There is yet another way to try and answer the question “How much better than random am I”. Instead of looking at a single week or averages of weeks, I can look at performance over the whole time period. So I can say my 5 stock port made X1% from week 1 to week N, and here are the total returns of 200 random (sell rule true, ranking system of “Random”, port size 5) portfolios over that same N week period. You’ll notice two big things about the random returns: 1) they are much closer to normally distributed than the individual weeks (though they are still fat tailed); 2) the average of the total returns is much lower than the universe’s average total return over that time period. In any case, at this point you can start applying some statistical tests to answer the question “How likely is it that a 5 stock portfolio of randomly selected stocks would perform as well as my 5 stock port?” Maybe you calculate the mean and standard deviation of the random ports and measure how many standard deviations out your port’s performance is and then use a cumulative distribution function to calculate the odds. Maybe you use that same process but use a log-normal distribution or use formulas that permit you to customize a distribution’s skew and kurtosis. Say you get a number you’re happy with. Say it’s 9 standard deviations. At 4.25SDs, the odds are 1 in 100,000. What do you know now? Does this tell you what your return will be next week? Does it tell you how “robust” your system is? It is not particularly difficult to beat a portfolio of 5 random stocks over any reasonable period of time. On my universe a random 500 stock portfolio will beat a random 5 stock portfolio almost 60% of the time in terms of total return over 15 years.

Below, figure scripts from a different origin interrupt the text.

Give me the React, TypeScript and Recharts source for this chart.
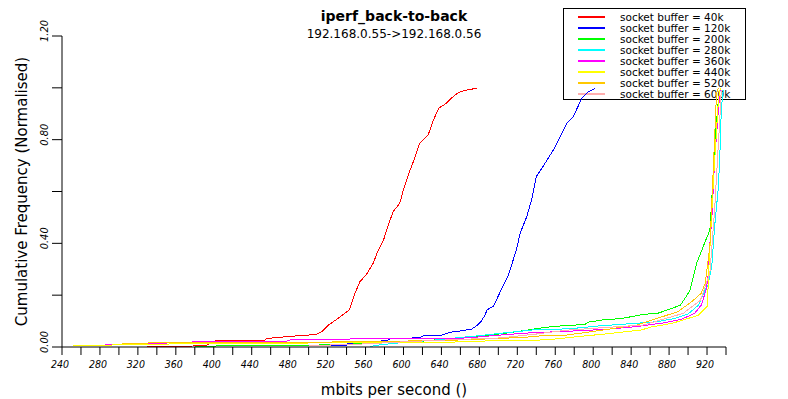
import React from "react";
import { LineChart, Line, XAxis, YAxis } from "recharts";

// cumulative frequency curves, [mbits per second, normalised frequency]
const buf40k: [number, number][] = [
  [330, 0], [392, 0.005], [398, 0.02], [406, 0.027], [454, 0.027], [456, 0.033],
  [477, 0.04], [499, 0.046], [508, 0.048], [514, 0.059], [521, 0.085], [531, 0.11],
  [543, 0.143], [548, 0.2], [554, 0.252], [561, 0.28], [568, 0.323], [573, 0.37],
  [579, 0.413], [584, 0.47], [589, 0.522], [596, 0.554], [601, 0.62], [607, 0.683],
  [612, 0.73], [617, 0.786], [626, 0.818], [631, 0.87], [637, 0.921], [645, 0.94],
  [654, 0.972], [660, 0.985], [667, 0.992], [677, 0.998],
];
const buf120k: [number, number][] = [
  [420, 0.004], [540, 0.006], [541, 0.014], [570, 0.02], [584, 0.027], [586, 0.031],
  [617, 0.036], [621, 0.044], [640, 0.046], [649, 0.057], [660, 0.062], [672, 0.069],
  [678, 0.085], [682, 0.1], [686, 0.123], [688, 0.143], [695, 0.158], [702, 0.213],
  [710, 0.271], [719, 0.374], [723, 0.439], [730, 0.503], [735, 0.567], [740, 0.657],
  [747, 0.696], [758, 0.76], [765, 0.81], [772, 0.863], [779, 0.889], [788, 0.96],
  [795, 0.985], [802, 0.998],
];
const buf200k: [number, number][] = [
  [380, 0.003], [460, 0.006], [520, 0.008], [540, 0.01], [557, 0.014], [603, 0.02],
  [621, 0.023], [644, 0.031], [667, 0.039], [691, 0.046], [709, 0.054], [725, 0.062],
  [742, 0.072], [760, 0.08], [791, 0.087], [795, 0.096], [809, 0.104], [830, 0.11],
  [853, 0.126], [868, 0.13], [883, 0.149], [892, 0.162], [899, 0.2], [902, 0.22],
  [909, 0.323], [918, 0.406], [923, 0.451], [925, 0.567], [928, 0.786], [932, 0.953],
  [934, 0.998],
];
const buf280k: [number, number][] = [
  [565, 0.002], [575, 0.008], [590, 0.014], [607, 0.02], [628, 0.025], [649, 0.033],
  [681, 0.044], [702, 0.053], [737, 0.066], [760, 0.068], [780, 0.072], [805, 0.081],
  [844, 0.091], [868, 0.098], [886, 0.11], [900, 0.127], [911, 0.162], [918, 0.22],
  [921, 0.24], [925, 0.31], [928, 0.464], [932, 0.618], [934, 0.786], [935, 0.914],
  [937, 0.99],
];
const buf360k: [number, number][] = [
  [270, 0.006], [343, 0.014], [371, 0.019], [477, 0.023], [480, 0.027], [547, 0.031],
  [646, 0.031], [670, 0.036], [702, 0.046], [726, 0.053], [761, 0.059], [787, 0.063],
  [816, 0.069], [844, 0.078], [876, 0.094], [893, 0.107], [907, 0.13], [914, 0.162],
  [919, 0.22], [921, 0.27], [923, 0.4], [925, 0.49], [928, 0.722], [932, 0.914],
  [934, 1.0],
];
const buf440k: [number, number][] = [
  [252, 0.006], [300, 0.008], [360, 0.012], [420, 0.014], [643, 0.018], [660, 0.02],
  [684, 0.023], [744, 0.027], [760, 0.031], [784, 0.04], [820, 0.053], [851, 0.066],
  [862, 0.078], [883, 0.091], [900, 0.11], [911, 0.123], [920, 0.156], [921, 0.22],
  [922, 0.31], [927, 0.657], [932, 0.953], [934, 1.0],
];
const buf520k: [number, number][] = [
  [303, 0.014], [343, 0.016], [410, 0.018], [520, 0.019], [643, 0.025], [702, 0.033],
  [733, 0.039], [747, 0.044], [772, 0.046], [800, 0.06], [846, 0.085], [862, 0.104],
  [889, 0.136], [904, 0.175], [914, 0.208], [918, 0.245], [923, 0.387], [927, 0.72],
  [930, 0.98], [932, 1.0],
];
const buf600k: [number, number][] = [
  [500, 0.005], [560, 0.012], [600, 0.02], [650, 0.028], [702, 0.035], [740, 0.05],
  [772, 0.065], [853, 0.085], [895, 0.13], [913, 0.18], [923, 0.285], [928, 0.529],
  [934, 0.914], [935, 0.99],
];

const seriesNames = [
  "socket buffer = 40k",
  "socket buffer = 120k",
  "socket buffer = 200k",
  "socket buffer = 280k",
  "socket buffer = 360k",
  "socket buffer = 440k",
  "socket buffer = 520k",
  "socket buffer = 600k",
];
const seriesColors = [
  "#ff0000", "#0000ff", "#00ff00", "#00ffff",
  "#ff00ff", "#ffff00", "#ffc800", "#ffafaf",
];
const seriesData = [buf40k, buf120k, buf200k, buf280k, buf360k, buf440k, buf520k, buf600k];

const xTicks = [
  240, 260, 280, 300, 320, 340, 360, 380, 400, 420, 440, 460, 480, 500, 520, 540,
  560, 580, 600, 620, 640, 660, 680, 700, 720, 740, 760, 780, 800, 820, 840, 860,
  880, 900, 920, 940,
];
const yTicks = [0, 0.2, 0.4, 0.6, 0.8, 1.0, 1.2];

const FONT = "'DejaVu Sans', sans-serif";
const TICK_FONT = "'DejaVu Sans Condensed', 'DejaVu Sans', sans-serif";

const XTick = (props: any) => {
  const { x, y, payload } = props;
  if (payload.value % 40 !== 0) return <g />;
  return (
    <text x={x - 2} y={y + 11} textAnchor="middle" fontSize={10.5} fontStyle="italic"
      fontFamily={TICK_FONT} fill="#000">
      {payload.value}
    </text>
  );
};

const YTick = (props: any) => {
  const { x, y, payload } = props;
  if (Math.round(payload.value * 100) % 40 !== 0) return <g />;
  return (
    <text transform={`translate(${x - 2},${y - 5}) rotate(-90)`} textAnchor="middle"
      fontSize={11} fontStyle="italic" fontFamily={TICK_FONT} fill="#000">
      {payload.value.toFixed(2)}
    </text>
  );
};

const XLabel = (props: any) => {
  const { viewBox } = props;
  return (
    <text x={viewBox.x + viewBox.width / 2} y={viewBox.y + 48} textAnchor="middle"
      fontSize={15} fontFamily={FONT} fill="#000">
      mbits per second ()
    </text>
  );
};

const YLabel = (props: any) => {
  const { viewBox } = props;
  const cy = viewBox.y + viewBox.height / 2;
  return (
    <text transform={`translate(27,${cy}) rotate(-90)`} textAnchor="middle"
      fontSize={15} fontFamily={FONT} fill="#000">
      Cumulative Frequency (Normalised)
    </text>
  );
};

function LegendBox() {
  return (
    <svg width={183} height={92} style={{ position: "absolute", left: 563, top: 8 }}>
      <rect x={0.5} y={0.5} width={182} height={91} fill="#fff" stroke="#000" />
      {seriesNames.map((n, i) => {
        const cy = Math.round(8 + i * 10.95);
        return (
          <g key={n}>
            <rect x={15} y={cy} width={27} height={2} fill={seriesColors[i]} shapeRendering="crispEdges" />
            <text x={57} y={cy + 5} fontSize={10.5} fontFamily={FONT} fill="#000">{n}</text>
          </g>
        );
      })}
    </svg>
  );
}

export default function App() {
  return (
    <div style={{ position: "absolute", left: 0, top: 0, width: 788, height: 399, background: "#fff" }}>
      <LegendBox />
      <div style={{ position: "absolute", left: 0, top: 0 }}>
        <LineChart width={788} height={399} margin={{ top: 36, right: 62, bottom: 51, left: 61 }}>
          <XAxis type="number" dataKey="x" domain={[240, 940]} ticks={xTicks} allowDataOverflow
            interval={0} height={1} tickSize={8} tickMargin={2} tick={<XTick />}
            stroke="#000" label={<XLabel />} />
          <YAxis type="number" domain={[0, 1.2]} ticks={yTicks} allowDataOverflow width={1}
            interval={0} tickSize={10} tickMargin={2} tick={<YTick />} stroke="#000"
            label={<YLabel />} />
          {seriesData.map((pts, i) => (
            <Line key={seriesNames[i]} data={pts.map(([x, y]) => ({ x, y }))} dataKey="y"
              type="linear" stroke={seriesColors[i]} strokeWidth={1} dot={false}
              shapeRendering="crispEdges" isAnimationActive={false} name={seriesNames[i]} />
          ))}
        </LineChart>
      </div>
      <div style={{ position: "absolute", left: 0, width: 788, top: 7, textAlign: "center",
        fontFamily: FONT, fontWeight: "bold", fontSize: 14, lineHeight: "18px" }}>
        iperf_back-to-back
      </div>
      <div style={{ position: "absolute", left: 0, width: 788, top: 27, textAlign: "center",
        fontFamily: FONT, fontSize: 12, lineHeight: "15px" }}>
        192.168.0.55-&gt;192.168.0.56
      </div>
    </div>
  );
}
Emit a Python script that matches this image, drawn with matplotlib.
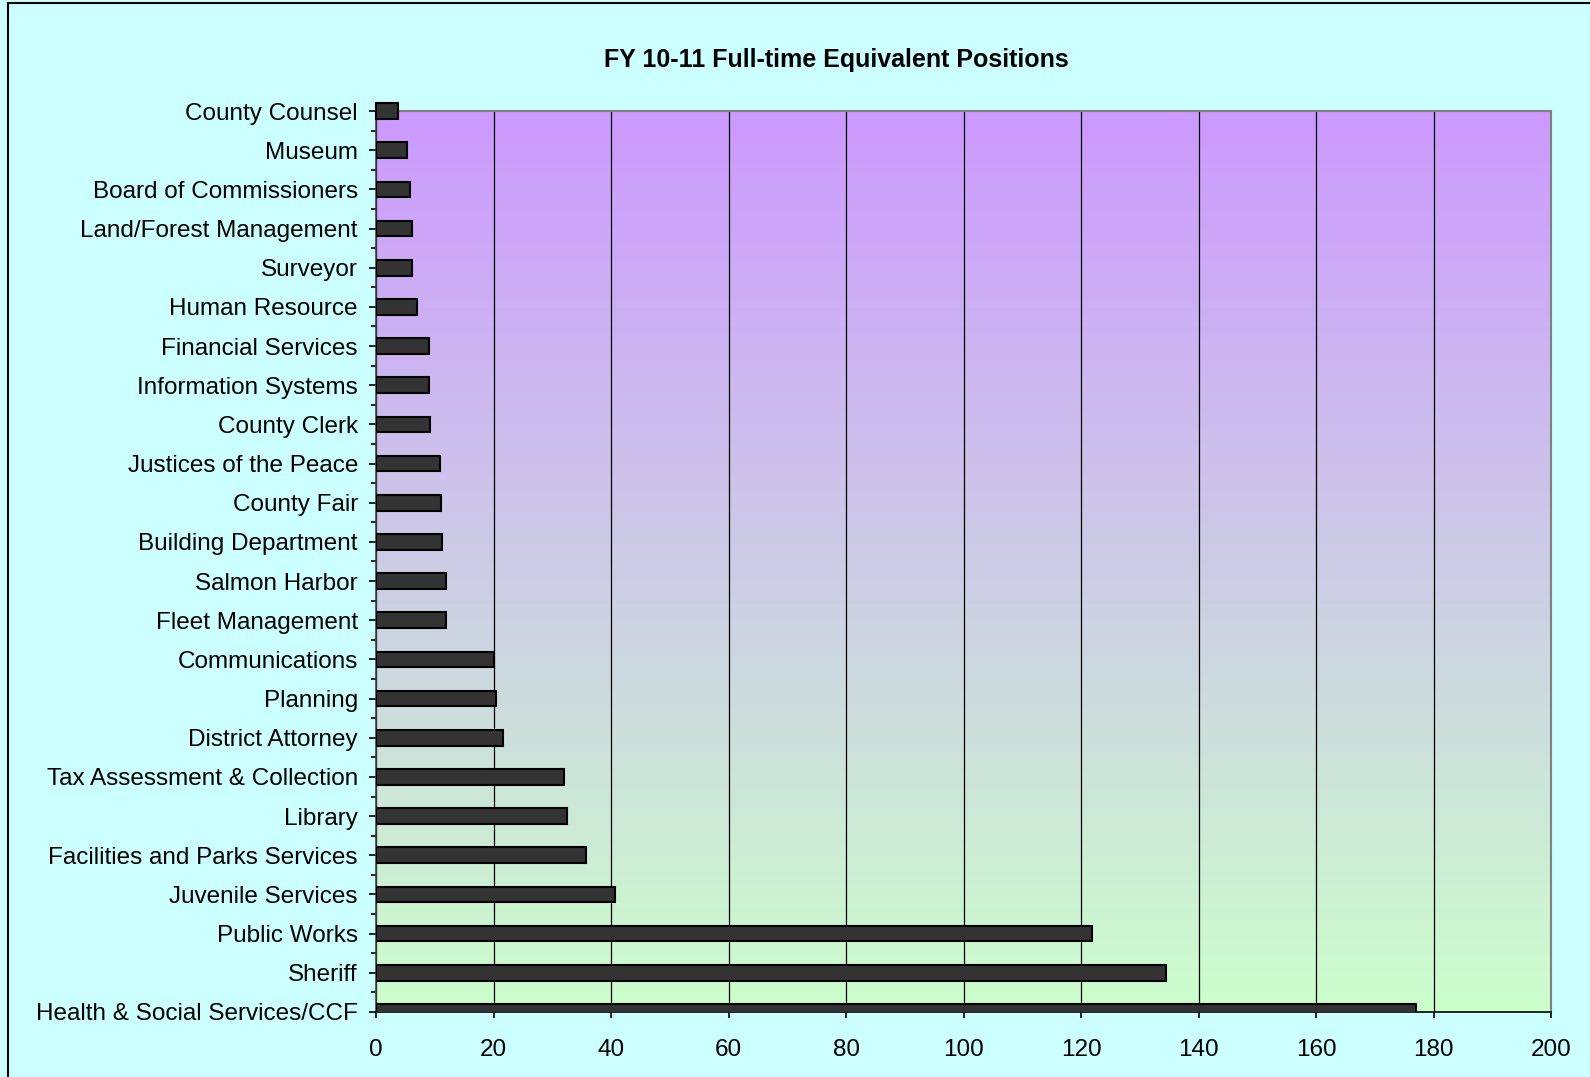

I did not do it in excel; however, all of the data crunching I did could have been done using p123 and excel. The tedious work is getting the data for your universe’s performance each week for the period you’re interested in. Create a ranking system with “Random” as the only factor. Create a single stock sim with that as the ranking system, and a sell rule of true. Run the sim a few hundred times and download the weekly performance data each run. Crunch data until you arrive at a lie you like.